**Request:** Leave out all pictures. Return exactly the lines from the top of the material through the line containing "3.19, 3.24, 3.145];".

**Given information:**
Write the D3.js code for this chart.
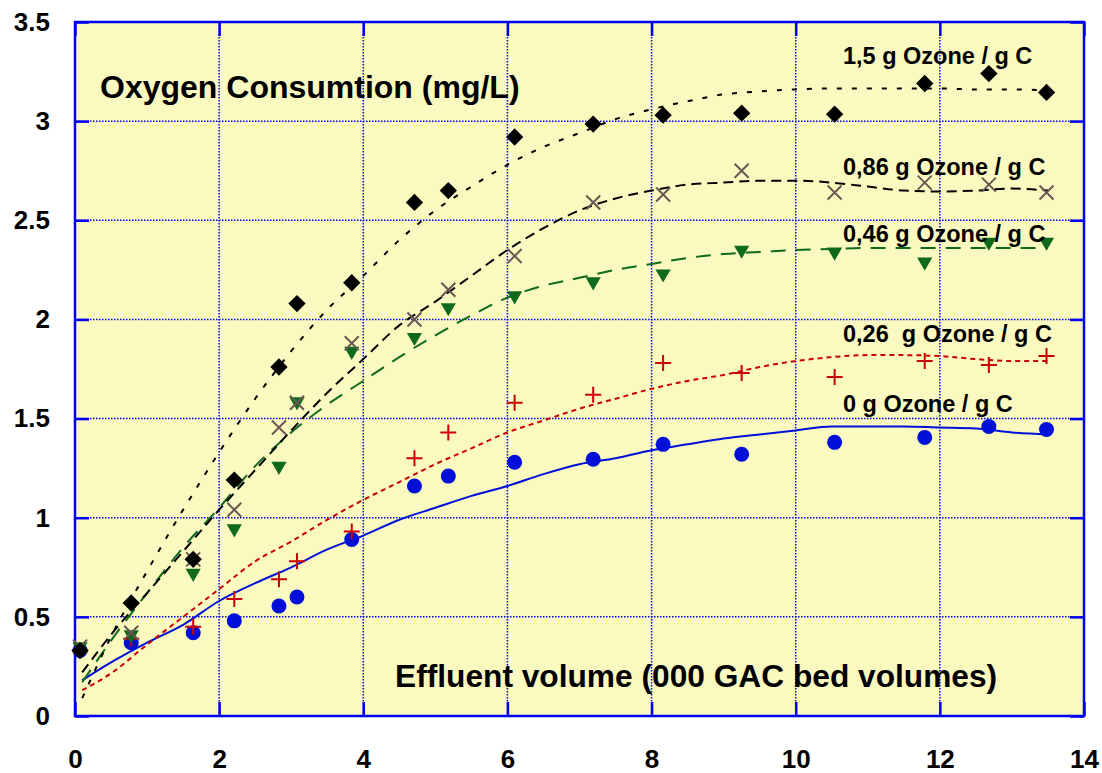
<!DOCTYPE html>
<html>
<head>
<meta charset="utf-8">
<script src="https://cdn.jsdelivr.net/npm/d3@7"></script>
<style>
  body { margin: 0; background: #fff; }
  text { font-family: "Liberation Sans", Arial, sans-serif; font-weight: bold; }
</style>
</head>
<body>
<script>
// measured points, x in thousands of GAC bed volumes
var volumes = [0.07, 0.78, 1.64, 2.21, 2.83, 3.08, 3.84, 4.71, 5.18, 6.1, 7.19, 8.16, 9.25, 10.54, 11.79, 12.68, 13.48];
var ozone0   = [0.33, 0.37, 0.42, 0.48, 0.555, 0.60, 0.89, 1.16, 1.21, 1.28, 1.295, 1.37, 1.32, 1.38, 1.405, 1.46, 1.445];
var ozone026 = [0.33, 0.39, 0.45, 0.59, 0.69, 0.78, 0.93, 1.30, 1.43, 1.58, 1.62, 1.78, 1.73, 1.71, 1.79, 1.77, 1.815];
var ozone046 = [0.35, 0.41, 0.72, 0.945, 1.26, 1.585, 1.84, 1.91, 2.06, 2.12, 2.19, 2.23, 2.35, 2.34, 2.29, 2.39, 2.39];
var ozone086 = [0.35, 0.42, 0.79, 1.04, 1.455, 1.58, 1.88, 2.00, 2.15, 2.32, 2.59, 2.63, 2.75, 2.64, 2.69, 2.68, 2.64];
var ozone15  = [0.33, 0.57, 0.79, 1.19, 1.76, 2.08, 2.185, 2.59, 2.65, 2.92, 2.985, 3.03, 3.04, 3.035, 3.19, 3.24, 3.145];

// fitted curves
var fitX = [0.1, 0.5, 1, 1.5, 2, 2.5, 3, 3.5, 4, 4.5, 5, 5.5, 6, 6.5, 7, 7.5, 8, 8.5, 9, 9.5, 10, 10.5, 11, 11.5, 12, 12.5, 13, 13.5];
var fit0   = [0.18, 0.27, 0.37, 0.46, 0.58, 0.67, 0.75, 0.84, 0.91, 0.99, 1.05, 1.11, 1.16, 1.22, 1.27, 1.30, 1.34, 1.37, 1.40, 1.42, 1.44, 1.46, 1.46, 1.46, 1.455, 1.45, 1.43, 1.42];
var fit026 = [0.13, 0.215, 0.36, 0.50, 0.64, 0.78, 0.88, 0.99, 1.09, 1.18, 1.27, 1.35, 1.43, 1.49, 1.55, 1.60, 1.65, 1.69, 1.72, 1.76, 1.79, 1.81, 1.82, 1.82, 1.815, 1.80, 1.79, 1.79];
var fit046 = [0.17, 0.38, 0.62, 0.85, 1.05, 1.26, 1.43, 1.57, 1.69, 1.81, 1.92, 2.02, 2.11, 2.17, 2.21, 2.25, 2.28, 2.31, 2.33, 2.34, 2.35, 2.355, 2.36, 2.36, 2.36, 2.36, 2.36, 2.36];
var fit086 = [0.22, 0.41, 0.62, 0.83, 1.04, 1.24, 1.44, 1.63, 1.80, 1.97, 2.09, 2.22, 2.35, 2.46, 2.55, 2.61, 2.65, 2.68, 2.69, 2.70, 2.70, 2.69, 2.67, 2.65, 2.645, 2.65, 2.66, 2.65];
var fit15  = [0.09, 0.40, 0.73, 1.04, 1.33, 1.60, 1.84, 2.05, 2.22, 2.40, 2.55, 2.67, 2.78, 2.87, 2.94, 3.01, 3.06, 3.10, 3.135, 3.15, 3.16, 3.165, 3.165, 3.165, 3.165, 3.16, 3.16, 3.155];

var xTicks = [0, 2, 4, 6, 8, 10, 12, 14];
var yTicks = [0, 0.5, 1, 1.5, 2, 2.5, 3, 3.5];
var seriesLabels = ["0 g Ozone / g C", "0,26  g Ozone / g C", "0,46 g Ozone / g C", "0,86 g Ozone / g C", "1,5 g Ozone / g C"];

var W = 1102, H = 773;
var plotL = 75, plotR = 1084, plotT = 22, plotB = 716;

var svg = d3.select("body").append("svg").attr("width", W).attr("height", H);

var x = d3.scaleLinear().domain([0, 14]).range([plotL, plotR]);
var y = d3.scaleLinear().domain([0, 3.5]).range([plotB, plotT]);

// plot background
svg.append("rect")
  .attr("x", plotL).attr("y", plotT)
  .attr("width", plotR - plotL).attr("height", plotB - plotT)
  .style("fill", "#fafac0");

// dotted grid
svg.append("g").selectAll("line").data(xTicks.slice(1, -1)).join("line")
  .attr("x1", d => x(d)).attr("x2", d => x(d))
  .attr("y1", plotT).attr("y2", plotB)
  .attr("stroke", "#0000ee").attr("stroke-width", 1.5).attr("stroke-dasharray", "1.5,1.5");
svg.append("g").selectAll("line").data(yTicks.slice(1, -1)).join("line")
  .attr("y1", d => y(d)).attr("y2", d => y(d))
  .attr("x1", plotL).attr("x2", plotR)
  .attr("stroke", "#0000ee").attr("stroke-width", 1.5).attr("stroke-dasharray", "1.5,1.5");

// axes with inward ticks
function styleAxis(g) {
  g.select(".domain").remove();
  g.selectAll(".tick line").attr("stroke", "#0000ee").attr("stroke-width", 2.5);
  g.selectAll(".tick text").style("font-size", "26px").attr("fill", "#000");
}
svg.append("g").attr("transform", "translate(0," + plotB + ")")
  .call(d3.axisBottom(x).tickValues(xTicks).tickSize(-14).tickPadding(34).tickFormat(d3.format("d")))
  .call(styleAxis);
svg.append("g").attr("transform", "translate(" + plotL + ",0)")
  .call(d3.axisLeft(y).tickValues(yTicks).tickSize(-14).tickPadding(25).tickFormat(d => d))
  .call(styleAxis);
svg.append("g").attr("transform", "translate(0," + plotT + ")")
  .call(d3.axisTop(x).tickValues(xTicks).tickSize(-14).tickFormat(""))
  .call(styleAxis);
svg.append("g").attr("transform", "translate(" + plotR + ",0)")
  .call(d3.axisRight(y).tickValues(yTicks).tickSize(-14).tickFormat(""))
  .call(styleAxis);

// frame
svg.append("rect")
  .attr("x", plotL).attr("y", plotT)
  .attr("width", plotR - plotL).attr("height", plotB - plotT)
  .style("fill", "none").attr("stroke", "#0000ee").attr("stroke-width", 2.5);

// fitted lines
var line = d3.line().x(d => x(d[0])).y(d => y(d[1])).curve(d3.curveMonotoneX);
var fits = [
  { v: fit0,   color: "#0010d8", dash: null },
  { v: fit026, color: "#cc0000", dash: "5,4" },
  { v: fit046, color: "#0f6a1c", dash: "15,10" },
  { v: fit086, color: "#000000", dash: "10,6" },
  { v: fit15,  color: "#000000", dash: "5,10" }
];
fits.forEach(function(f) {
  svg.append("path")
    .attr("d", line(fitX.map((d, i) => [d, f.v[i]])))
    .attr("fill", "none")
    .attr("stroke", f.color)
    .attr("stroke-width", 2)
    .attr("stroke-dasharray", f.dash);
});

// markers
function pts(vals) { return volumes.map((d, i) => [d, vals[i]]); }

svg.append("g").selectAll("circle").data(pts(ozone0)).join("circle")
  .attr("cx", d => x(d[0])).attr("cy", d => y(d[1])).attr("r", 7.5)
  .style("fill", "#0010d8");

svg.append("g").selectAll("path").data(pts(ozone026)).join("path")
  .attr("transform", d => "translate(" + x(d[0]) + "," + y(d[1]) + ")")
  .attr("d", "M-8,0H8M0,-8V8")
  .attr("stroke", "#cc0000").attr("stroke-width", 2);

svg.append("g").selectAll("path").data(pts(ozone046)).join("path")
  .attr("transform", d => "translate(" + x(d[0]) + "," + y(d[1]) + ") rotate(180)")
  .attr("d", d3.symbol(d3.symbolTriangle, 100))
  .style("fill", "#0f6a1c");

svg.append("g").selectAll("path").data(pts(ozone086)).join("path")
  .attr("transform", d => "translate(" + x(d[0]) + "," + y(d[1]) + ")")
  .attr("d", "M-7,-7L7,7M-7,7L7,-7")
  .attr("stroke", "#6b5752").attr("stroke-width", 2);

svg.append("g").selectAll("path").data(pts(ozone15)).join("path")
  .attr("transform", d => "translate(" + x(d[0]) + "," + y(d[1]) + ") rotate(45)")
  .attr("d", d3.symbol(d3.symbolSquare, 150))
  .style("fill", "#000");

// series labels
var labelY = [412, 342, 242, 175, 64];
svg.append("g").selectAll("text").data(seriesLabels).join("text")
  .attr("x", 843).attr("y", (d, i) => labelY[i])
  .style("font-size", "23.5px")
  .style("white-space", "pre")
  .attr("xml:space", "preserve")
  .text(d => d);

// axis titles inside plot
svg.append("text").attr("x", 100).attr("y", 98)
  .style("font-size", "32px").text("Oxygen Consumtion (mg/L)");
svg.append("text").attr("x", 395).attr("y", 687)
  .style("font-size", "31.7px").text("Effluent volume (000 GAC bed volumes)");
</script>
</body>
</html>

**Correct response:**
Write the D3.js code for this chart.
<!DOCTYPE html>
<html>
<head>
<meta charset="utf-8">
<script src="https://cdn.jsdelivr.net/npm/d3@7"></script>
<style>
  body { margin: 0; background: #fff; }
  text { font-family: "Liberation Sans", Arial, sans-serif; font-weight: bold; }
</style>
</head>
<body>
<script>
// measured points, x in thousands of GAC bed volumes
var volumes = [0.07, 0.78, 1.64, 2.21, 2.83, 3.08, 3.84, 4.71, 5.18, 6.1, 7.19, 8.16, 9.25, 10.54, 11.79, 12.68, 13.48];
var ozone0   = [0.33, 0.37, 0.42, 0.48, 0.555, 0.60, 0.89, 1.16, 1.21, 1.28, 1.295, 1.37, 1.32, 1.38, 1.405, 1.46, 1.445];
var ozone026 = [0.33, 0.39, 0.45, 0.59, 0.69, 0.78, 0.93, 1.30, 1.43, 1.58, 1.62, 1.78, 1.73, 1.71, 1.79, 1.77, 1.815];
var ozone046 = [0.35, 0.41, 0.72, 0.945, 1.26, 1.585, 1.84, 1.91, 2.06, 2.12, 2.19, 2.23, 2.35, 2.34, 2.29, 2.39, 2.39];
var ozone086 = [0.35, 0.42, 0.79, 1.04, 1.455, 1.58, 1.88, 2.00, 2.15, 2.32, 2.59, 2.63, 2.75, 2.64, 2.69, 2.68, 2.64];
var ozone15  = [0.33, 0.57, 0.79, 1.19, 1.76, 2.08, 2.185, 2.59, 2.65, 2.92, 2.985, 3.03, 3.04, 3.035, 3.19, 3.24, 3.145];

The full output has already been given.